"These chaps have stolen a cannonball and don't have the cannon to fire it" the Special Adviser on Nuclear Security told the Prime Minister after the most sensational aircraft hijacking since the attacks on the Twin Towers in New York and the Pentagon in Washington on September 11, 2001.
A veteran freelance pilot and his charter plane, Tango George, hired to carry Nigerian Muslim pilgrims to Saudi Arabia, was taken over by the Palestinian co-pilot in the name of a previously unknown Palestinian liberation organisation. Forced at pistol point to divert to Faro airport in the Algarve, Portugal, the lone hijacker is joined by a well-armed Arab gang and its leader takes over command of the plane. Tango-George secures fuel and provisions in exchange for all but ten Nigerian hostages, and flies on to Carlisle airport after demanding that the pilot's one-time lover, now married and living in the area, be brought to the airport, a ruse for the aircraft to rendezvous with other members of the gang who have stolen plutonium from the British nuclear weapons establishment at Windscale.
The plutonium is loaded aboard Tango-George as British security forces close in, but the hijacked aircraft takes off from Carlisle after a brief fire-fight with security forces, whose actions have been hampered by the prime minister's fears of disaster. The PM ignores the advice that the plutonium is a mere cannonball and can't be made lethal without special technical equipment. The world holds its breath as Tango George meanders through the skies above Europe and the Middle East. Life in major cities is brought to standstill as organisations trained for a terrorist disaster are mobilised, first in the Carlisle area, then in Birmingham and London.
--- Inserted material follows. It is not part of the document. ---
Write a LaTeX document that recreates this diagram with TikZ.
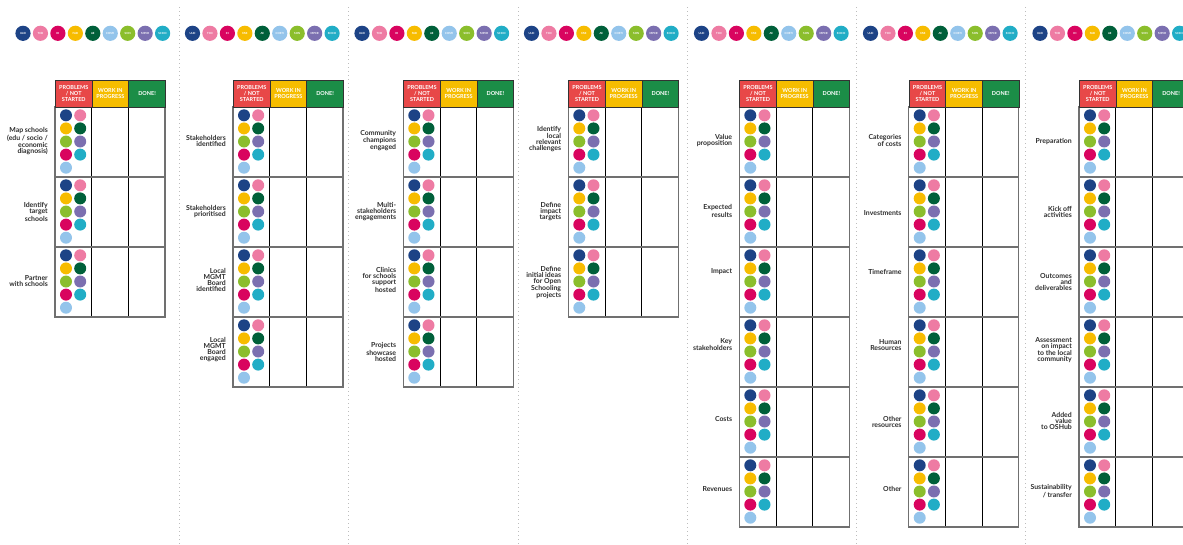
\documentclass[tikz,border=0pt]{standalone}
\usepackage{fontspec}
\setmainfont{Lato}
\definecolor{cUlei}{HTML}{1D4386}
\definecolor{cTcd}{HTML}{EE7BA3}
\definecolor{cIh}{HTML}{D9045F}
\definecolor{cFab}{HTML}{F7BC00}
\definecolor{cAe}{HTML}{00603A}
\definecolor{cCosti}{HTML}{93C4EB}
\definecolor{cSon}{HTML}{8BBE2C}
\definecolor{cMpcr}{HTML}{7B6FB0}
\definecolor{cScico}{HTML}{21ADC6}
\definecolor{hRed}{HTML}{E84848}
\definecolor{hYel}{HTML}{F6BD00}
\definecolor{hGrn}{HTML}{1B8D47}
\definecolor{labText}{HTML}{2E2E2E}
\definecolor{gridGray}{HTML}{707070}
\definecolor{sepGray}{HTML}{BDBDBD}
\tikzset{
 topdot/.style={circle, minimum size=15.2pt, inner sep=0pt, text=white, font=\fontsize{2.8}{3}\selectfont\bfseries},
 dot/.style={circle, minimum size=12pt, inner sep=0pt},
 hdr/.style={minimum width=36.67pt, minimum height=27pt, inner sep=0pt, anchor=north west, text=white, align=center, font=\fontsize{5.5}{6}\selectfont\bfseries, draw=black!80, line width=0.8pt},
 lab/.style={anchor=east, align=right, inner sep=0pt, text=labText, font=\fontsize{6.9}{6}\selectfont\bfseries},
 outerln/.style={draw=gridGray, line width=1.3pt},
 colln/.style={draw=black, line width=0.9pt},
 rowln/.style={draw=gridGray, line width=1.1pt},
 sepln/.style={draw=sepGray, line width=0.7pt, dash pattern=on 0.7pt off 3.3pt},
}
% #1 name, #2 left x, #3 number of rows
\newcommand\sheet[3]{%
 \pgfmathsetmacro\yb{107+70*#3}
 \draw[colln] ({#2+36.67},107) -- ({#2+36.67},\yb);
 \draw[colln] ({#2+73.33},107) -- ({#2+73.33},\yb);
 \foreach \r in {1,...,#3}{
   \pgfmathsetmacro\yt{37+70*\r}
   \ifnum\r>1 \draw[rowln] (#2,\yt) -- ({#2+110},\yt);\fi
   \foreach \c [count=\i from 0] in {cUlei,cFab,cSon,cIh,cCosti}
     \node[dot, fill=\c] (#1-\r-l\i) at ({#2+11},{\yt+8.3+13.1*\i}) {};
   \foreach \c [count=\i from 0] in {cTcd,cAe,cMpcr,cScico}
     \node[dot, fill=\c] (#1-\r-r\i) at ({#2+25.2},{\yt+8.3+13.1*\i}) {};
 }
 \draw[outerln] (#2,107) rectangle ({#2+110},\yb);
 \node[hdr, fill=hRed] (#1h1) at (#2,80) {PROBLEMS\\/ NOT\\STARTED};
 \node[hdr, fill=hYel] (#1h2) at ({#2+36.67},80) {WORK IN\\PROGRESS};
 \node[hdr, fill=hGrn] (#1h3) at ({#2+73.33},80) {DONE!};
}
\newcommand\rowlab[4]{\node[lab] (#1) at ({#2-7},#3) {#4};}
\begin{document}
\begin{tikzpicture}[x=1pt,y=-1pt]
\clip (0,0) rectangle (1183,544);
\fill[white] (0,0) rectangle (1183,544);
% separators
\foreach \s in {179.5,348.8,518.3,687,856,1025}
  \draw[sepln] (\s,7) -- (\s,544);
% partner dots
\foreach \p/\x in {1/23,2/192.5,3/362,4/531.5,5/701.5,6/870.5,7/1040}
  \foreach \c/\t [count=\i from 0] in {cUlei/ULEI,cTcd/TCD,cIh/IH,cFab/FAB,cAe/AE,cCosti/COSTI,cSon/SON,cMpcr/MPCR,cScico/SCICO}
    \node[topdot, fill=\c] (top\p-\i) at ({\x+17.45*\i},33.3) {\t};
% tables
\sheet{A}{55}{3}
\sheet{B}{233}{4}
\sheet{C}{403.3}{4}
\sheet{D}{568.3}{3}
\sheet{E}{739.3}{6}
\sheet{F}{908.7}{6}
\sheet{G}{1079}{6}
% labels panel 1
\rowlab{A1}{55}{141}{Map schools\\(edu / socio /\\economic\\diagnosis)}
\rowlab{A2}{55}{212}{Identify\\target\\schools}
\rowlab{A3}{55}{281}{Partner\\with schools}
% panel 2
\rowlab{B1}{233}{140.5}{Stakeholders\\identified}
\rowlab{B2}{233}{211.5}{Stakeholders\\prioritised}
\rowlab{B3}{233}{280}{Local\\MGMT\\Board\\identified}
\rowlab{B4}{233}{350}{Local\\MGMT\\Board\\engaged}
% panel 3
\rowlab{C1}{403.3}{140.5}{Community\\champions\\engaged}
\rowlab{C2}{403.3}{211.5}{Multi-\\stakeholders\\engagements}
\rowlab{C3}{403.3}{280}{Clinics\\for schools\\support\\hosted}
\rowlab{C4}{403.3}{352}{Projects\\showcase\\hosted}
% panel 4
\rowlab{D1}{568.3}{139}{Identify\\local\\relevant\\challenges}
\rowlab{D2}{568.3}{211.5}{Define\\impact\\targets}
\rowlab{D3}{568.3}{282.5}{Define\\initial ideas\\for Open\\Schooling\\projects}
% panel 5
\rowlab{E1}{739.3}{140.5}{Value\\proposition}
\rowlab{E2}{739.3}{211}{Expected\\results}
\rowlab{E3}{739.3}{271.7}{Impact}
\rowlab{E4}{739.3}{344.5}{Key\\stakeholders}
\rowlab{E5}{739.3}{419}{Costs}
\rowlab{E6}{739.3}{489}{Revenues}
% panel 6
\rowlab{F1}{908.7}{140.5}{Categories\\of costs}
\rowlab{F2}{908.7}{212.7}{Investments}
\rowlab{F3}{908.7}{271.7}{Timeframe}
\rowlab{F4}{908.7}{344.7}{Human\\Resources}
\rowlab{F5}{908.7}{422}{Other\\resources}
\rowlab{F6}{908.7}{489}{Other}
% panel 7
\rowlab{G1}{1079}{141.7}{Preparation}
\rowlab{G2}{1079}{212}{Kick off\\activities}
\rowlab{G3}{1079}{281.7}{Outcomes\\and\\deliverables}
\rowlab{G4}{1079}{350}{Assessment\\on impact\\to the local\\community}
\rowlab{G5}{1079}{421}{Added\\value\\to OSHub}
\rowlab{G6}{1079}{491}{Sustainability\\/ transfer}
\end{tikzpicture}
\end{document}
Tango George flies low over them, circling Buckingham Palace and flying on to circle Nato headquarters in Brussels. As Tango George flies on eastwards, Russian nuclear forces are poised to react to what they believe may be a nuclear attack from the west in frightening hours before the aircraft changes course, flying across Switzerland and down the western coast of Italy. As Tango-George heads towards Israel, military chiefs there, concerned that what appears to be a flying nuclear bomb is intended for them, send aircraft and naval craft to intercept it. By this time, Nato is also planning to shoot the hijacked plane down over sea or desert. Another change of course takes Tango George south over the Nile Delta, narrowly missing being shot down by Egypt's automatic air defences around the Aswan dam, and continues south down the Red Sea.
Nato and Israeli military chiefs assume that Tango George's cargo is destined for Arab terrorists known to have bases in the southern part of Yemen. French jet-fighters take off from the former French colony of Djibouti with orders to shoot the rogue aircraft down.
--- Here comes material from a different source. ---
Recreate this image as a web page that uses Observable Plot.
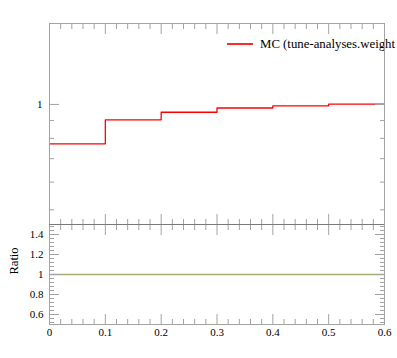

But Tango-George seems to have disappeared. In fact, one of her two engines had to be shut off, and a forced landing is made at an airfield near Port Sudan. The Sudanese government, acceding to every demand in order to get the nuclear peril out of their country, sends engineers to repair the faulty engine. Israel plans to raid the airfield at Port Sudan and take over the plutonium. Just in time, Tango-George takes off again, bound for Aden until the hijack leader hears on the radio that Aden airport is closed with its runways blocked with lorries and buses. The hijackers intended to use equipment called a nut-cracker, capable of turning the plutonium into a bomb, at the oil-distillery at Little Aden, and it seemed their comrades in Aden had been ousted from power. Tango-George is almost out of fuel after flying around uncertain where to head, and makes another emergency landing, this time at Jeddah, its original destination. There a Holy Man approaches the aircraft which is parked at the end of a runway, and after an argument with the Hijack leader he is shot. Tango-George takes off again as thousands of Muslims rush the airport intent on tearing apart the killers of the Holy Man.
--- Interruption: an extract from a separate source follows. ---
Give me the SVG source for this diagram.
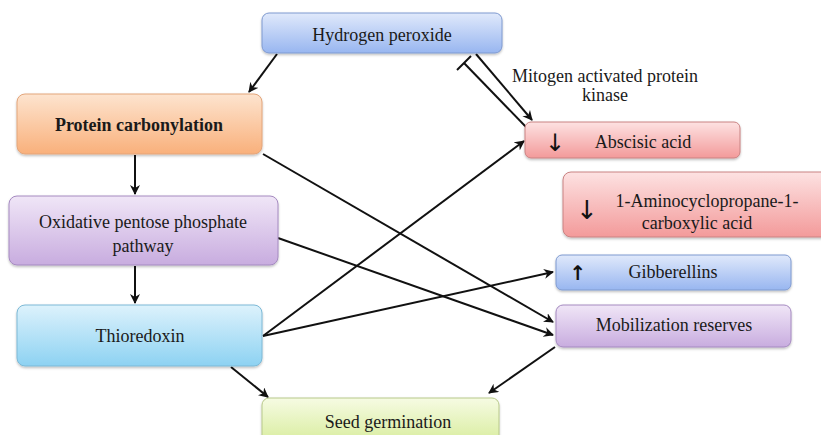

Meanwhile, a RAF control aircraft has been following in the wake of Tango-George, carrying the British prime minister's adviser on nuclear security. In case the British pilot is involved as seemed the case earlier, he has taken the pilot's old lover and her husband with him. The former lovers' reunion when Tango George is allowed to land at Riyadh, the Saudi capital, is part of a startling denouement.